08:58 AM EDT, 07/29/2025 (MT Newswires) -- Deutsche Bank said it raised its European Central Bank terminal rate forecast to 2.00% from1.50% previously, as the trade deal with the United States is done, the economy is resilient, transmission is effective.
With the European Union and U.S. having reached a trade deal, there is less reason for the ECB to cut policy rates further, especially with the economy proving more resilient this year and monetary transmission working effectively, wrote the bank in a note to clients.
Deutsche Bank cannot rule out the possibility of further policy easing -- inflation is projected to undershoot the 2% target in 2026. However, further easing is now a risk scenario rather than baseline, and arguably a greater risk in December/Marche than in Septermber.
The bank's new baseline sees 2% as the terminal rate. In light of the significant fiscal easing, the next policy move will be a hike at the end of 2026.
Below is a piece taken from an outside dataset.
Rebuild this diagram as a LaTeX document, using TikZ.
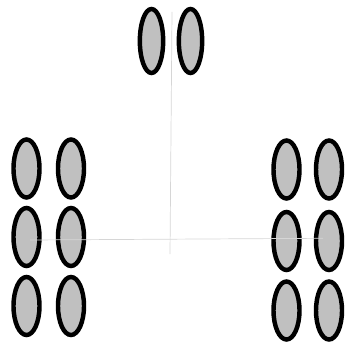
\documentclass[tikz,border=0pt]{standalone}
\usepackage{tikz}
\usetikzlibrary{shapes.geometric}
\definecolor{PodGray}{RGB}{192,192,192}
\definecolor{AxisGray}{RGB}{214,214,214}
\tikzset{
  pod/.style={ellipse, draw=black, line width=3.8pt, fill=PodGray, inner sep=0pt,
    minimum width=0.78cm, minimum height=1.74cm},
  podtop/.style={pod, minimum width=0.7cm, minimum height=1.92cm},
  axisline/.style={draw=AxisGray, line width=0.6pt},
}
\begin{document}
\begin{tikzpicture}[x=0.03cm, y=-0.03cm]
  \useasboundingbox (0,0) rectangle (347,344);
  \node[podtop] (ta) at (151.5,41) {};
  \node[podtop] (tb) at (190.5,41) {};
  \node[pod] (la) at (26.5,168.5) {};  \node[pod] (lb) at (71,168.5) {};
  \node[pod] (lc) at (26.5,237) {};    \node[pod] (ld) at (71,237) {};
  \node[pod] (le) at (26.5,306) {};    \node[pod] (lf) at (71,306) {};
  \node[pod] (ra) at (286.5,169.5) {}; \node[pod] (rb) at (329,169.5) {};
  \node[pod] (rc) at (286.5,241) {};   \node[pod] (rd) at (329,241) {};
  \node[pod] (re) at (286.5,310.5) {}; \node[pod] (rf) at (329,310.5) {};
  \coordinate (vtop) at (172,12);
  \coordinate (vbot) at (170,254);
  \coordinate (hl) at (30,240);
  \coordinate (hr) at (323,238.3);
  \draw[axisline] (vtop) -- (vbot);
  \draw[axisline] (hl) -- (hr);
\end{tikzpicture}
\end{document}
There are some arguments that favor a "deepening" undershoot of the inflation target in 2026, in particular, foreign exchange, stated Deutsche Bank. This maintains the possibility of a risk-management rate cut.
However, the net impact of trade, fiscal and foreign exchange isn't consistent with a "lengthening" of the inflation undershoot. If anything, the risks are skewed towards a "shortening" of the undershoot.